Since we are in Greece, I must say a word of appreciation for the Greek Youth Guarantee Implementation Plan, which the Greek authorities submitted in December last year.

I also want to thank them for the very constructive meeting they had recently with the Commission departments in connection with the European Semester, where it was agreed that a new Plan would be submitted in April.

My departments assure me that the Greek authorities have done a lot of work on their Implementation Plan and continue to be determined to introduce improvements where necessary.

The draft Youth Guarantee Implementation Plan for Greece reflects the extremely difficult economic situation facing this country, the challenging conditions on the labour market here, and the reforms in the pipeline.

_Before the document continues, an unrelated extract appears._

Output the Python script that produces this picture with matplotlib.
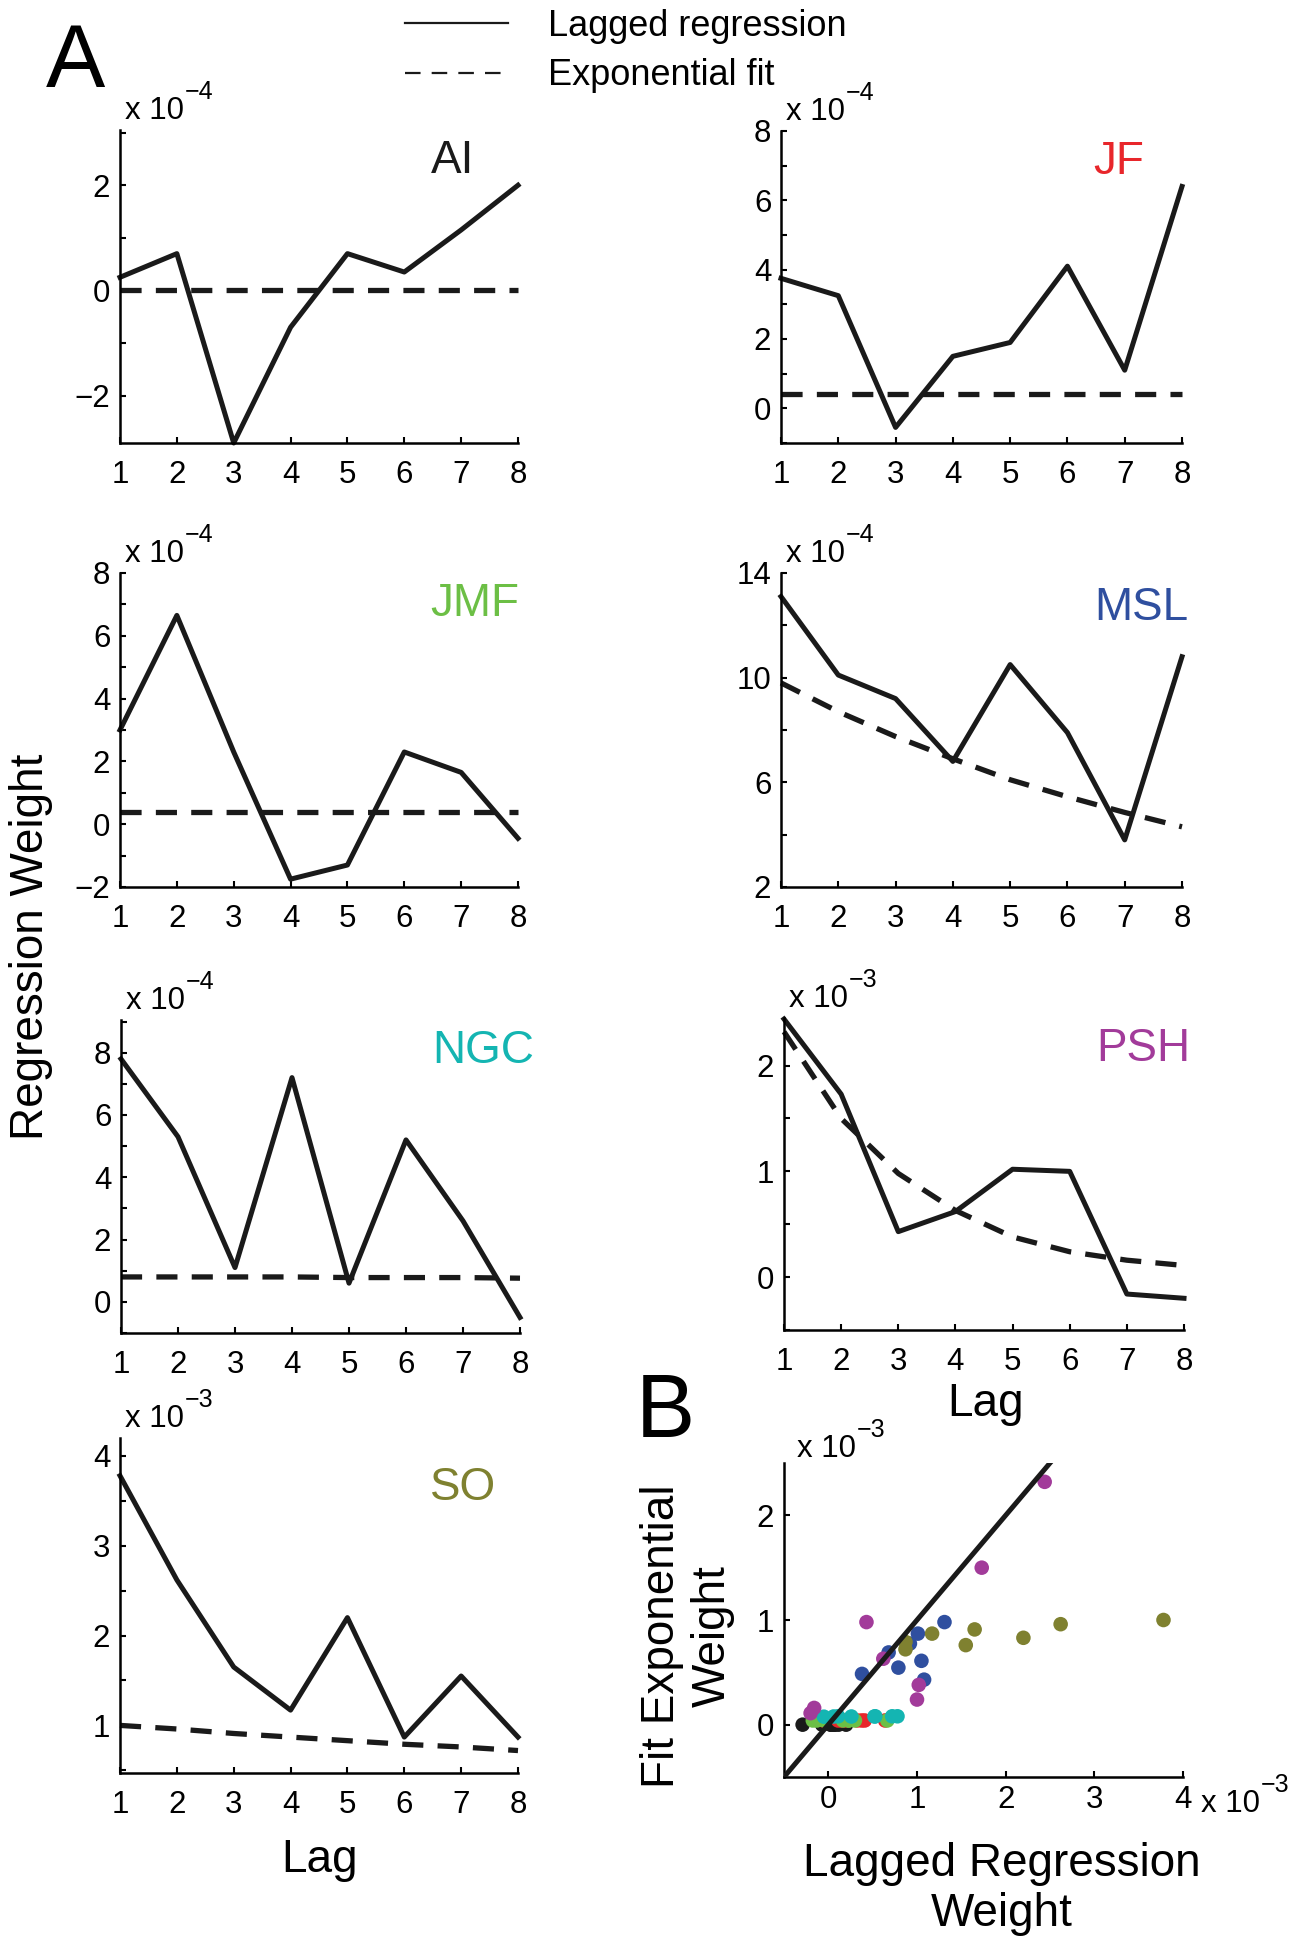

Some of the improvements which we have suggested to the Greek authorities concern developing stronger partnerships, incorporating a greater number of quality offers to young people and looking beyond 2015.

The Commission services will continue to work closely with the Greek authorities with a view to consolidating the Plan and ensuring the new version submitted in April meets the targets set in the Council Recommendation.

Ladies and gentlemen,

Tackling the scourge of youth unemployment and exclusion is a duty we owe to the young generation, and it is something which is in the interest of all generations.

I am convinced that the success of the Youth Guarantee in tackling unemployment and exclusion among young people depends to a very great extent on shared ownership by the many players involved.

It extends across government at various levels and encompasses all the key sectors concerned.

I encourage you all to play a full part in building close-knit, constructive and I hope successful partnerships that will make the Youth Guarantee happen here and in other European regions.